The European Union formally updated Annex XVII of the REACH Regulation on 10 May 2026 to include perfluorohexane sulfonic acid (PFHxS) and its salts under strict restriction, effective 1 June 2026. Exporters of fluorinated fine chemicals and laboratory reagents—particularly those based in China—must now provide substitution declarations to EU importers prior to shipment, or risk customs rejection. This development directly affects suppliers engaged in cross-border trade of fluorinated surfactants, electroplating additives, fire-fighting foams, and high-end lab reagents.
On 10 May 2026, the European Commission published an amendment to REACH Annex XVII, listing PFHxS and its salts as substances subject to use restrictions. The restriction enters into force on 1 June 2026. PFHxS is widely used in fluorinated surface-active agents, electroplating additives, aqueous film-forming foams (AFFF), and certain high-purity laboratory reagents. Under the updated rule, placing articles or mixtures containing PFHxS on the EU market is prohibited unless a duly completed substitution declaration has been submitted by the exporter to the EU importer before customs clearance.
Chinese manufacturers and traders exporting fluorinated fine chemicals or laboratory reagents containing PFHxS will face immediate operational impact. These entities are responsible for preparing and submitting substitution declarations to their EU importers ahead of shipment. Failure to do so may result in non-acceptance at EU borders, delayed deliveries, or return of consignments.
Firms procuring PFHxS-containing intermediates—for example, for synthesizing fluorosurfactants or specialty electrolytes—must verify whether upstream suppliers can confirm absence of PFHxS or provide documentation supporting compliant alternatives. Supply chain traceability and material declarations become critical, especially where PFHxS appears as an impurity or residual component.
Companies producing finished products such as electroplating baths, fire-fighting foams, or analytical standards using PFHxS-derived ingredients must review formulations and validate technical feasibility of substitution. Reformulation timelines, testing requirements, and performance equivalency assessments may affect production planning and customer commitments.
Import agents, customs brokers, and regulatory consultants supporting EU-bound shipments must now incorporate substitution declaration verification into pre-clearance checks. Their role expands from documentation handling to active validation of compliance statements—including alignment with EU-referenced alternative substance data and technical rationale.

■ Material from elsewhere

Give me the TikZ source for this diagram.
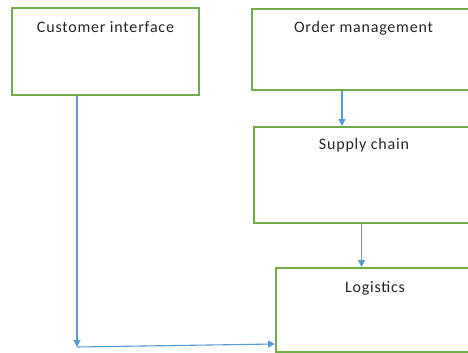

The European Chemicals Agency (ECHA) has not yet published standardized templates or minimum technical requirements for substitution declarations. Enterprises should monitor ECHA’s website and national helpdesks for updates issued between now and June 2026, particularly regarding acceptable alternatives, required evidence, and language/format specifications.
Not all fluorinated products contain PFHxS; however, certain niche applications—including specific grades of fluoro-surfactants used in semiconductor cleaning or high-stability AFFF—carry higher exposure risk. Exporters should conduct internal screening of current SKUs against known PFHxS use cases and flag those destined for EU markets.
While the restriction is legally effective from 1 June 2026, enforcement capacity—including customs inspection protocols and digital submission infrastructure—remains under development across EU member states. Observably, early enforcement may focus on high-volume or high-risk categories first, rather than blanket coverage.
Substitution declarations require coordination across R&D, QA, regulatory affairs, and sales teams. Exporters should initiate internal reviews now—not only to assess technical alternatives but also to align internal processes for generating, approving, and transmitting declarations to EU partners in advance of each shipment.
This update is better understood as a procedural escalation within the EU’s broader PFAS restriction strategy—not an isolated regulatory event. Analysis shows that PFHxS was already included in the EU’s 2023 broad PFAS restriction proposal, and its standalone listing in Annex XVII signals prioritization of substances with documented persistence and bioaccumulation concerns. From an industry perspective, it reflects tightening scrutiny on legacy fluorinated compounds previously considered ‘lower-risk’ alternatives to PFOA or PFOS. Current enforcement timing suggests this is both a compliance milestone and a signal: companies relying on fluorinated chemistries should treat this as confirmation that substitution planning is no longer optional—but a prerequisite for continued EU market access.
Concluding, this restriction does not introduce new scientific findings, nor does it ban PFHxS outright across all uses globally. Rather, it establishes a formalized gatekeeping mechanism for EU entry—one that places documentation responsibility squarely on non-EU exporters. It is more accurately interpreted as an operational checkpoint than a technical phase-out mandate, though its practical effect may accelerate formulation transitions over time.
Information Source: Official Journal of the European Union (OJ L 145/2026), published 10 May 2026; ECHA Annex XVII amendment record ID: REACH-ANNEXXVII-2026-05. Ongoing monitoring of ECHA’s PFAS restriction Q&A page and national REACH helpdesk advisories is recommended, as implementation details remain pending.